The Coda to the Democrats' Drubbing
Sean Sullivan reports at
The Washington Post:
Republicans clinched their 247th U.S. House seat on Wednesday when GOP challenger Martha McSally officially unseated Rep. Ron Barber (D-Ariz.), bringing to an end the final unresolved congressional election of the midterms and handing the GOP its largest majority in the chamber since the Great Depression.
McSally's narrow win, which came after a recount, means that House Republicans will begin the 114th Congress with a 247-188 advantage over Democrats. It is the largest GOP majority since Republicans claimed 270 seats in the 1928 election.
Gary Langer writes at ABC:
The number of Americans identifying themselves as Democrats has dropped to a record low in nearly 34 years of ABC News/Washington Post polls, marking the party’s challenges after its poor showing in the 2014 midterm elections. The Republican Party, by contrast, has gained sharply in popularity, if not allegiance.
Just 26 percent of Americans now identify themselves as Democrats, down from 32 percent six weeks ago to the fewest since ABC/Post polling began in 1981.

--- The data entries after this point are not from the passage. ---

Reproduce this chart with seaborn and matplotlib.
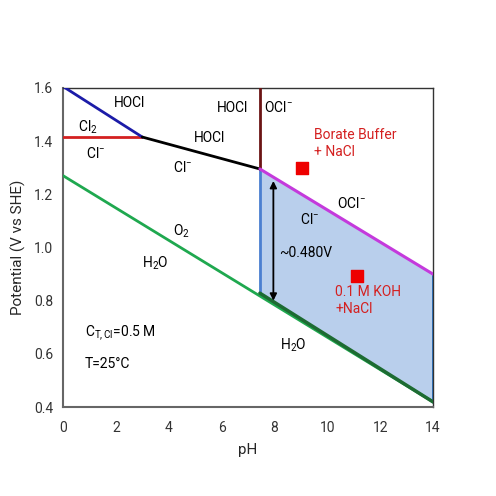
import numpy as np
import pandas as pd
import matplotlib
matplotlib.use("Agg")
import matplotlib.pyplot as plt
import seaborn as sns

# ====================== 数据 ======================
# Cl2 / Cl- 边界
ph_cl2_cl = [0, 3]
e_cl2_cl = [1.415, 1.415]
# HOCl / Cl2 边界
ph_hocl_cl2 = [0, 3]
e_hocl_cl2 = [1.605, 1.415]
# HOCl / Cl- 边界
ph_hocl_cl = [3, 7.45]
e_hocl_cl = [1.415, 1.295]
# HOCl / OCl- (pKa)
ph_pka = [7.45, 7.45]
e_pka = [1.295, 1.6]
# OCl- / Cl- 边界
ph_ocl_cl = [7.45, 14]
e_ocl_cl = [1.295, 0.900]
# O2 / H2O
ph_water = [0, 14]
e_water = [1.27, 0.42]
# 选择性窗口
ph_window = [7.45, 14]
e_window_top = [1.295, 0.900]
e_window_bot = [0.8285, 0.42]
# 标记点
ph_points = [9.03, 11.12]
e_points = [1.30, 0.893]
# ~0.480V 箭头
ph_arrow = 7.96
e_arrow = [0.800, 1.250]

sns.set_style("white")
plt.rcParams["font.family"] = ["Roboto", "DejaVu Sans"]
plt.rcParams["mathtext.fontset"] = "custom"
plt.rcParams["mathtext.rm"] = "Roboto"
plt.rcParams["mathtext.it"] = "Roboto"
plt.rcParams["mathtext.default"] = "rm"

fig = plt.figure(figsize=(4.96, 4.96), dpi=100)
ax = fig.add_axes([0.127, 0.179, 0.746, 0.644])


def draw(x, y, color, lw, z=3):
    # estimator=None: 垂直线不做聚合
    sns.lineplot(x=x, y=y, color=color, lw=lw, ax=ax, zorder=z,
                 estimator=None, sort=False)


# 窗口填充
ax.fill_between(ph_window, e_window_bot, e_window_top, color="#b9cfec", zorder=1)
draw([ph_window[0]] * 2, [e_window_bot[0], e_window_top[0]], "#4a7fd0", 2, 2)
draw([ph_window[1]] * 2, [e_window_bot[1], e_window_top[1]], "#1f70c8", 2, 2)

draw(ph_water, e_water, "#1fa84f", 2)
draw(ph_window, e_window_bot, "#1d6b32", 2.5, 4)
draw(ph_cl2_cl, e_cl2_cl, "#d42020", 2)
draw(ph_hocl_cl2, e_hocl_cl2, "#1c1ca8", 2)
draw(ph_hocl_cl, e_hocl_cl, "black", 2)
draw(ph_pka, e_pka, "#6b1414", 2)
draw(ph_ocl_cl, e_ocl_cl, "#c43adc", 2.2, 4)

ax.scatter(ph_points, e_points, marker="s", s=70, color="#ee0000", zorder=5)

ax.annotate("", xy=(ph_arrow, e_arrow[1]), xytext=(ph_arrow, e_arrow[0]),
            arrowprops=dict(arrowstyle="<|-|>", color="black", lw=1.3,
                            mutation_scale=10, shrinkA=0, shrinkB=0), zorder=5)

fs = 10
txt = dict(fontsize=fs, color="black", va="center")
ax.text(2.53, 1.544, "HOCl", ha="center", **txt)
ax.text(0.95, 1.453, "Cl$_2$", ha="center", **txt)
ax.text(1.25, 1.355, "Cl$^{-}$", ha="center", **txt)
ax.text(6.4, 1.525, "HOCl", ha="center", **txt)
ax.text(5.56, 1.41, "HOCl", ha="center", **txt)
ax.text(4.54, 1.300, "Cl$^{-}$", ha="center", **txt)
ax.text(8.15, 1.525, "OCl$^{-}$", ha="center", **txt)
ax.text(10.9, 1.164, "OCl$^{-}$", ha="center", **txt)
ax.text(9.35, 1.107, "Cl$^{-}$", ha="center", **txt)
ax.text(8.17, 0.979, "~0.480V", ha="left", **txt)
ax.text(4.5, 1.062, "O$_2$", ha="center", **txt)
ax.text(3.48, 0.942, "H$_2$O", ha="center", **txt)
ax.text(8.7, 0.633, "H$_2$O", ha="center", **txt)
ax.text(0.83, 0.678, "C$_{T,Cl}$=0.5 M", ha="left", **txt)
ax.text(0.83, 0.562, "T=25°C", ha="left", **txt)

red = dict(fontsize=fs, color="#d42020", ha="left", va="center", linespacing=1.3)
ax.text(9.5, 1.39, "Borate Buffer\n+ NaCl", **red)
ax.text(10.3, 0.80, "0.1 M KOH\n+NaCl", **red)

ax.set_xlim(0, 14)
ax.set_ylim(0.4, 1.6)
ax.set_xticks(np.arange(0, 15, 2))
ax.set_yticks(np.arange(0.4, 1.61, 0.2))
ax.set_yticklabels([f"{v:.1f}" for v in np.arange(0.4, 1.61, 0.2)])
ax.tick_params(direction="in", length=4, width=1, labelsize=10, colors="#333333")
ax.tick_params(axis="x", pad=10)
ax.tick_params(axis="y", pad=7)
ax.set_xlabel("pH", fontsize=11, labelpad=6)
ax.set_ylabel("Potential (V vs SHE)", fontsize=11, labelpad=6)
for side in ["left", "bottom"]:
    ax.spines[side].set_color("#666666")
    ax.spines[side].set_linewidth(1.5)
for side in ["top", "right"]:
    ax.spines[side].set_color("#333333")
    ax.spines[side].set_linewidth(1)

fig.savefig("out.png", dpi=100)
plt.close(fig)
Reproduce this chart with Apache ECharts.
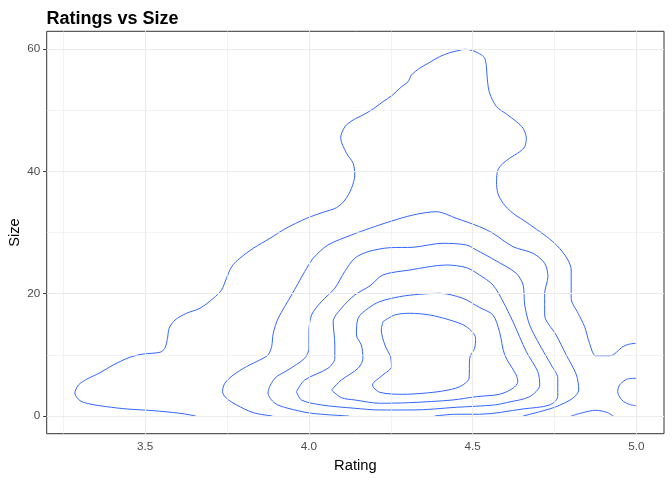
<!DOCTYPE html>
<html>
<head>
<meta charset="utf-8">
<title>Ratings vs Size</title>
<script src="https://cdn.jsdelivr.net/npm/echarts@6/dist/echarts.min.js"></script>
<style>
  html, body { margin: 0; padding: 0; background: #ffffff; }
  #chart { width: 672px; height: 480px; }
</style>
</head>
<body>
<div id="chart"></div>
<script>
// tick marks / grid lines
var ratingTicks = [3.5, 4.0, 4.5, 5.0];
var ratingMinor = [3.25, 3.75, 4.25, 4.75];
var sizeTicks = [0, 20, 40, 60];
var sizeMinor = [10, 30, 50];

// density contour lines, [rating, size] (outer level first)
var contourLevel1 = [
	[3.654,0.00],[3.606,0.44],[3.524,0.87],[3.443,1.15],[3.382,1.52],[3.331,1.96],[3.301,2.50],
	[3.285,3.71],[3.296,5.07],[3.321,6.00],[3.362,7.08],[3.402,8.34],[3.453,9.60],[3.494,10.14],
	[3.545,10.42],[3.560,11.08],[3.568,12.71],[3.573,14.35],[3.591,15.70],[3.626,16.80],[3.667,17.62],
	[3.708,19.25],[3.733,20.61],[3.748,22.53],[3.764,24.42],[3.789,25.80],[3.830,27.43],[3.881,29.07],
	[3.926,30.59],[3.993,32.34],[4.043,33.32],[4.084,34.07],[4.110,35.33],[4.130,37.25],[4.140,39.42],
	[4.135,41.34],[4.115,42.97],[4.097,45.48],[4.110,47.33],[4.135,48.42],[4.165,49.24],[4.196,50.22],
	[4.226,51.42],[4.252,52.35],[4.283,53.87],[4.303,54.69],[4.313,55.78],[4.338,56.88],[4.364,57.70],
	[4.399,58.78],[4.430,59.43],[4.455,59.76],[4.476,59.99],[4.501,59.76],[4.527,59.06],[4.537,58.52],
	[4.542,57.14],[4.545,54.97],[4.552,52.79],[4.573,50.60],[4.603,49.40],[4.634,48.14],[4.654,47.06],
	[4.664,45.43],[4.659,44.05],[4.644,43.24],[4.613,42.16],[4.593,41.34],[4.577,40.24],[4.573,38.33],
	[4.577,36.43],[4.593,34.80],[4.623,33.16],[4.654,32.06],[4.695,30.54],[4.735,28.96],[4.766,27.40],
	[4.791,25.52],[4.801,23.88],[4.801,21.15],[4.801,19.25],[4.822,16.80],[4.842,14.61],[4.857,11.89],
	[4.876,9.86],[4.920,9.86],[4.959,11.34],[4.977,11.73],[4.998,11.89]
];
var contourLevel1Right = [
	[4.999,6.17],[4.973,6.05],[4.959,5.61],[4.947,4.91],[4.943,3.98],[4.949,3.11],[4.961,2.37],
	[4.979,1.88],[4.999,1.68]
];
var contourLevel2Arch = [
	[4.801,0.00],[4.836,0.54],[4.876,0.93],[4.908,0.62],[4.930,0.00]
];
var contourLevel2 = [
	[3.888,0.00],[3.830,0.54],[3.779,1.80],[3.748,2.90],[3.736,3.98],[3.743,5.35],[3.769,6.71],
	[3.809,8.07],[3.850,9.16],[3.875,9.98],[3.886,11.34],[3.891,13.53],[3.906,15.98],[3.947,19.79],
	[3.987,23.61],[4.013,25.80],[4.058,27.97],[4.130,29.61],[4.186,30.71],[4.247,31.79],[4.318,32.88],
	[4.389,33.42],[4.450,32.34],[4.521,30.97],[4.562,29.89],[4.623,27.70],[4.684,26.62],[4.720,24.98],
	[4.730,22.79],[4.720,20.07],[4.720,16.52],[4.755,13.25],[4.786,9.98],[4.817,6.71],[4.824,4.25],
	[4.806,2.90],[4.755,1.52],[4.705,0.70],[4.654,0.00]
];
var contourLevel3 = [
	[4.122,0.00],[4.008,0.44],[3.936,1.26],[3.896,2.08],[3.875,3.76],[3.896,6.17],[3.936,7.53],
	[3.987,9.44],[4.000,11.08],[4.000,13.79],[4.008,16.52],[4.038,18.70],[4.079,20.89],[4.109,23.61],
	[4.140,25.80],[4.181,26.88],[4.247,27.53],[4.318,27.60],[4.409,28.25],[4.481,27.97],[4.511,27.16],
	[4.567,25.52],[4.633,23.34],[4.654,21.43],[4.659,18.16],[4.674,14.89],[4.705,11.61],[4.740,8.34],
	[4.760,6.17],[4.760,3.16],[4.735,1.80],[4.654,1.15],[4.521,0.28],[4.450,0.28],[4.384,0.00]
];
var contourLevel4 = [
	[3.962,3.98],[3.977,2.62],[4.038,1.80],[4.140,1.26],[4.216,0.98],[4.318,0.98],[4.450,1.42],
	[4.567,1.80],[4.603,2.18],[4.674,3.16],[4.705,5.07],[4.699,7.25],[4.664,10.52],[4.623,15.43],
	[4.593,18.70],[4.562,21.43],[4.521,23.07],[4.481,24.26],[4.420,24.70],[4.308,23.88],[4.226,23.07],
	[4.186,21.27],[4.140,19.79],[4.099,17.62],[4.074,15.43],[4.079,11.61],[4.079,9.44],[4.058,7.80],
	[3.987,5.89],[3.962,3.98]
];
var contourLevel5 = [
	[4.069,4.25],[4.099,2.99],[4.140,2.62],[4.216,2.08],[4.308,2.18],[4.440,2.62],[4.511,3.16],
	[4.582,3.55],[4.623,4.53],[4.638,5.61],[4.633,6.71],[4.598,9.98],[4.582,13.79],[4.562,16.52],
	[4.521,17.75],[4.470,19.25],[4.399,20.07],[4.338,19.91],[4.277,19.52],[4.216,18.70],[4.181,17.62],
	[4.150,15.98],[4.145,13.25],[4.160,11.61],[4.165,9.44],[4.150,7.80],[4.099,5.89],[4.069,4.25]
];
var contourLevel6 = [
	[4.226,15.43],[4.262,16.52],[4.308,16.80],[4.369,16.52],[4.430,15.70],[4.481,14.61],[4.509,12.71],
	[4.506,11.08],[4.491,9.44],[4.489,6.17],[4.460,4.79],[4.409,4.09],[4.348,3.71],[4.287,3.55],
	[4.216,3.88],[4.194,5.07],[4.226,6.71],[4.252,8.07],[4.249,9.70],[4.232,11.61],[4.221,14.07],
	[4.226,15.43]
];

var contourLines = [contourLevel1, contourLevel1Right, contourLevel2Arch, contourLevel2,
	contourLevel3, contourLevel4, contourLevel5, contourLevel6];

function myLoadContourChart(domId){
	var myCharts = echarts.init(document.getElementById(domId));

	// grid lines drawn as mark lines so they sit on the ticks, not on min
	var gridData = [];
	for(var i=0;i<ratingMinor.length;i++){ gridData.push({ xAxis: ratingMinor[i], lineStyle: { width: 0.6 } }); }
	for(var i=0;i<sizeMinor.length;i++){ gridData.push({ yAxis: sizeMinor[i], lineStyle: { width: 0.6 } }); }
	for(var i=0;i<ratingTicks.length;i++){ gridData.push({ xAxis: ratingTicks[i] }); }
	for(var i=0;i<sizeTicks.length;i++){ gridData.push({ yAxis: sizeTicks[i] }); }

	var seriesArr = [{
		type: 'line',
		data: [],
		z: 1,
		silent: true,
		markLine: {
			silent: true,
			symbol: ['none', 'none'],
			label: { show: false },
			lineStyle: { color: '#EBEBEB', type: 'solid', width: 1.1 },
			emphasis: { disabled: true },
			data: gridData
		}
	}];
	for(var i=0;i<contourLines.length;i++){
		seriesArr.push({
			type: 'line',
			data: contourLines[i],
			z: 2,
			showSymbol: false,
			smooth: 0.3,
			lineStyle: { color: '#3366FF', width: 1 },
			emphasis: { disabled: true }
		});
	}

	var tickFont = { color: '#4D4D4D', fontSize: 11.7, fontFamily: 'Liberation Sans, Arial, sans-serif' };
	var option = {
		animation: false,
		title: {
			text: 'Ratings vs Size',
			left: 41.5,
			top: 5,
			textStyle: { fontSize: 18, fontWeight: 'bold', color: '#000000', fontFamily: 'Liberation Sans, Arial, sans-serif' }
		},
		grid: {
			left: 46.7, right: 8, top: 31.3, bottom: 46.3,
			outerBoundsMode: 'none',
			containLabel: false,
			show: true, borderColor: '#333333', borderWidth: 1, backgroundColor: '#FFFFFF'
		},
		xAxis: {
			type: 'value',
			min: 3.199, max: 5.0845,
			name: 'Rating',
			nameLocation: 'middle',
			nameGap: 25,
			nameMoveOverlap: false,
			nameTextStyle: { fontSize: 14.7, color: '#000000', fontFamily: 'Liberation Sans, Arial, sans-serif' },
			axisLine: { show: false },
			axisTick: { show: true, length: 3.5, customValues: ratingTicks, lineStyle: { color: '#333333' } },
			axisLabel: Object.assign({ customValues: ratingTicks, margin: 7,
				formatter: function(v){ return v.toFixed(1); } }, tickFont),
			splitLine: { show: false }
		},
		yAxis: {
			type: 'value',
			min: -2.9, max: 62.93,
			name: 'Size',
			nameLocation: 'middle',
			nameGap: 24,
			nameMoveOverlap: false,
			nameTextStyle: { fontSize: 14.7, color: '#000000', fontFamily: 'Liberation Sans, Arial, sans-serif' },
			axisLine: { show: false },
			axisTick: { show: true, length: 3.5, customValues: sizeTicks, lineStyle: { color: '#333333' } },
			axisLabel: Object.assign({ customValues: sizeTicks, margin: 6.5 }, tickFont),
			splitLine: { show: false }
		},
		series: seriesArr
	};
	myCharts.setOption(option);
}

myLoadContourChart('chart');
</script>
</body>
</html>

See PDF with full results, charts and tables here.
The GOP has not benefitted in terms of direct allegiance: Twenty-three percent of Americans describe themselves as Republicans, essentially unchanged from recent levels. Instead 41 percent say they’re independents, extending a six-year run as the dominant choice.
But the GOP has gained in other gauges. Forty-seven percent see it favorably overall, up by a remarkable 14 percentage points since mid-October to its best among the general public since March 2006. Forty-four percent rate the Democrats favorably – also up since the heat of the midterm elections has eased, but just by 5 points. The Republican Party’s numerical advantage in this basic measure of popularity is its first since 2002.
The Republicans in Congress, moreover, lead Barack Obama by 47-38 percent in trust to handle the economy, a clear GOP advantage on this central issue for the first time in his presidency.